2007 GSA Denver Annual Meeting (28–31 October 2007)

Paper No. 14
Presentation Time: 5:10 PM


KELLER, G. Randy1, DRENTH, Benjamin J.1, OKURE, Maxwell S.2, PARDO, Jessica1, ANGELO, S. Miguel1, HAMILTON, Matthew1, PEREZ, Roderick1 and MAI, Ha1, (1)School of Geology and Geophysics, University of Oklahoma, 100 East Boyd, Norman, OK 73019, (2)School of Geology and Geophysics, University of Oklahoma, Norman, OK 73019, grkeller@ou.edu

The idea behind the GeoSwath is to undertake a highly integrated analysis of the structure and evolution of the lithosphere along a coherent path that extends from coast to coast. A major goal of this effort is to provide links between mapped geologic features, major structures in the upper crust, and deeper structures, and thus, to provide an improved understanding of the structure and evolution of North America. Databases of gravity and magnetic data have recently been complied for the U.S., and their analysis provides one way to attain a cost-effective initial analysis of the major crustal and upper mantle structures across the continent. We have created a series of gravity and magnetic maps of the areas that together cover the GeoSwath from the Pacific Northwest to the Appalachians.
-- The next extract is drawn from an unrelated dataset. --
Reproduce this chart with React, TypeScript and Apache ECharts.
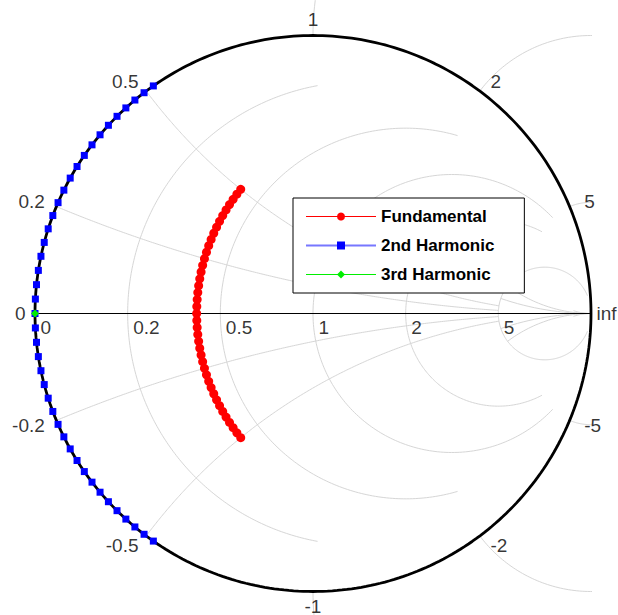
import React, { useEffect, useRef } from "react";
import * as echarts from "echarts";

// ---- data (normalized impedance z = r + jx) ----
const fundamentalResistance = 0.41;
const fundamentalReactance = [
  -0.5, -0.475, -0.45, -0.425, -0.4, -0.375, -0.35, -0.325, -0.3, -0.275,
  -0.25, -0.225, -0.2, -0.175, -0.15, -0.125, -0.1, -0.075, -0.05, -0.025,
  0, 0.025, 0.05, 0.075, 0.1, 0.125, 0.15, 0.175, 0.2, 0.225,
  0.25, 0.275, 0.3, 0.325, 0.35, 0.375, 0.4, 0.425, 0.45, 0.475, 0.5,
];
const secondResistance = 0;
const secondReactance = [
  -0.52, -0.494, -0.468, -0.442, -0.416, -0.39, -0.364, -0.338, -0.312, -0.286,
  -0.26, -0.234, -0.208, -0.182, -0.156, -0.13, -0.104, -0.078, -0.052, -0.026,
  0, 0.026, 0.052, 0.078, 0.104, 0.13, 0.156, 0.182, 0.208, 0.234,
  0.26, 0.286, 0.312, 0.338, 0.364, 0.39, 0.416, 0.442, 0.468, 0.494, 0.52,
];
const thirdResistance = 0;
const thirdReactance = [0];

// ---- grid values ----
const resistanceGrid = [0.2, 0.5, 1, 2, 5];
const resistanceGridEnd = [1, 2, 5, 5, 30];
const reactanceGrid = [0.2, 0.5, 1, 2, 5];
const reactanceGridEnd = [5, 5, 5, 5, 30];

// ---- tick labels ----
const resistanceLabelValues = [0, 0.2, 0.5, 1, 2, 5];
const resistanceLabels = ["0", "0.2", "0.5", "1", "2", "5"];
const reactanceLabelValues = [0.2, 0.5, 1, 2, 5, -0.2, -0.5, -1, -2, -5];
const reactanceLabels = ["0.2", "0.5", "1", "2", "5", "-0.2", "-0.5", "-1", "-2", "-5"];
const leftLabel = "0";
const rightLabel = "inf";

const FONT = "'Liberation Sans', Arial, Helvetica, sans-serif";
const GRID_COLOR = "#d6d6d6";

function gamma(r: number, x: number): [number, number] {
  const den = (r + 1) * (r + 1) + x * x;
  return [(r * r + x * x - 1) / den, (2 * x) / den];
}

function resistanceArc(r: number, lim: number): number[][] {
  const c = r / (1 + r);
  const rho = 1 / (1 + r);
  const e = gamma(r, lim);
  const phiL = Math.atan2(e[1], e[0] - c);
  const pts: number[][] = [];
  const N = 240;
  for (let i = 0; i <= N; i++) {
    const phi = phiL + ((2 * Math.PI - 2 * phiL) * i) / N;
    pts.push([c + rho * Math.cos(phi), rho * Math.sin(phi)]);
  }
  return pts;
}

function reactanceArc(x: number, lim: number): number[][] {
  const ax = Math.abs(x);
  const cy = 1 / ax;
  const rad = 1 / ax;
  const s = gamma(0, ax);
  const e = gamma(lim, ax);
  const t0 = Math.atan2(s[1] - cy, s[0] - 1);
  const t1 = Math.atan2(e[1] - cy, e[0] - 1);
  const pts: number[][] = [];
  const N = 240;
  const sign = x < 0 ? -1 : 1;
  for (let i = 0; i <= N; i++) {
    const t = t0 + ((t1 - t0) * i) / N;
    pts.push([1 + rad * Math.cos(t), sign * (cy + rad * Math.sin(t))]);
  }
  return pts;
}

function lineSeries(data: number[][], color: string, width: number, z: number) {
  return {
    type: "line",
    data,
    showSymbol: false,
    symbol: "none",
    silent: true,
    clip: false,
    z,
    lineStyle: { color, width },
    emphasis: { disabled: true },
    tooltip: { show: false },
  };
}

export default function App() {
  const ref = useRef<HTMLDivElement>(null);

  useEffect(() => {
    document.body.style.margin = "0";
    if (!ref.current) return;
    const chart = echarts.init(ref.current, undefined, { renderer: "svg" });

    const series: any[] = [];

    // grid lines
    resistanceGrid.forEach((r, i) => {
      series.push(lineSeries(resistanceArc(r, resistanceGridEnd[i]), GRID_COLOR, 1, 1));
    });
    reactanceGrid.forEach((x, i) => {
      series.push(lineSeries(reactanceArc(x, reactanceGridEnd[i]), GRID_COLOR, 1, 1));
      series.push(lineSeries(reactanceArc(-x, reactanceGridEnd[i]), GRID_COLOR, 1, 1));
    });

    // outer circle
    const outer: number[][] = [];
    for (let i = 0; i <= 360; i++) {
      const a = (i * Math.PI) / 180;
      outer.push([Math.cos(a), Math.sin(a)]);
    }
    series.push(lineSeries(outer, "#000000", 2.8, 3));
    // real axis
    series.push(lineSeries([[-1, 0], [1, 0]], "#000000", 1, 3));
    series.push(lineSeries([[1, -0.022], [1, 0.022]], "#000000", 1, 3));

    // data series
    const dataSeries = (
      name: string,
      r: number,
      xs: number[],
      symbol: string,
      size: number,
      color: string
    ) => ({
      name,
      type: "line",
      data: xs.map((x) => gamma(r, x)),
      symbol,
      symbolSize: size,
      showSymbol: true,
      clip: false,
      z: 5,
      itemStyle: { color, borderWidth: 0 },
      lineStyle: { color, width: 0 },
      emphasis: { disabled: true },
      silent: true,
    });
    series.push(dataSeries("Fundamental", fundamentalResistance, fundamentalReactance, "circle", 9, "#ff0000"));
    series.push(dataSeries("2nd Harmonic", secondResistance, secondReactance, "rect", 7, "#0000ff"));
    series.push(dataSeries("3rd Harmonic", thirdResistance, thirdReactance, "diamond", 8, "#00ee00"));

    // labels
    const labelBase = { show: true, fontFamily: FONT, fontSize: 19, color: "#000", lineHeight: 16 };
    const labelItems: any[] = [];
    resistanceLabelValues.forEach((r, i) => {
      labelItems.push({
        value: gamma(r, 0),
        label: { ...labelBase, formatter: resistanceLabels[i], position: [6, 6], align: "left", verticalAlign: "top" },
      });
    });
    reactanceLabelValues.forEach((x, i) => {
      const b = gamma(0, x);
      if (Math.abs(x) === 1) {
        labelItems.push({
          value: b,
          label: { ...labelBase, formatter: reactanceLabels[i], position: x > 0 ? "top" : "bottom", distance: x > 0 ? 8 : 6 },
        });
      } else {
        const k = 1.043;
        labelItems.push({
          value: [b[0] * k, b[1] * k],
          label: {
            ...labelBase,
            formatter: reactanceLabels[i],
            position: b[0] < 0 ? "left" : "right",
            distance: b[0] < 0 ? 0 : 3,
          },
        });
      }
    });
    labelItems.push({ value: [-1, 0], label: { ...labelBase, formatter: leftLabel, position: "left", distance: 9 } });
    labelItems.push({ value: [1, 0], label: { ...labelBase, formatter: rightLabel, position: "right", distance: 5 } });
    series.push({
      type: "scatter",
      data: labelItems,
      symbolSize: 1,
      itemStyle: { color: "rgba(0,0,0,0)" },
      silent: true,
      clip: false,
      z: 6,
      emphasis: { disabled: true },
    });

    chart.setOption({
      animation: false,
      backgroundColor: "#ffffff",
      grid: { left: 35, top: 35.5, width: 556, height: 556 },
      xAxis: { type: "value", min: -1, max: 1, show: false },
      yAxis: { type: "value", min: -1, max: 1, show: false },
      legend: {
        orient: "vertical",
        left: 293,
        top: 198,
        selectedMode: false,
        backgroundColor: "#ffffff",
        borderColor: "#000000",
        borderWidth: 1,
        borderRadius: 0,
        padding: [10, 30, 10, 12],
        itemGap: 12,
        itemWidth: 70,
        itemHeight: 10,
        textStyle: { fontFamily: FONT, fontSize: 17, fontWeight: "bold", color: "#000" },
        data: [
          { name: "Fundamental", lineStyle: { width: 1, color: "#ff0000", opacity: 1 } },
          { name: "2nd Harmonic", lineStyle: { width: 2, color: "#7777ff", opacity: 1 } },
          { name: "3rd Harmonic", lineStyle: { width: 1, color: "#00ee00", opacity: 1 } },
        ],
      },
      series,
    });

    return () => {
      chart.dispose();
    };
  }, []);

  return <div ref={ref} style={{ width: 618, height: 615 }} />;
}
In addition, we have employed recent compilations of seismic reflection and refraction profiles to provide constraints on our integrated interpretations. When viewed together, these maps and data display many correlations with mapped geologic features that provide indications of the magnitude and lateral extent of these features. They also reveal relationships between known geologic features and contain anomalies whose geologic interpretation is not clear. In the latter case, these maps suggest areas and features worthy of further attention by EarthScope and related projects.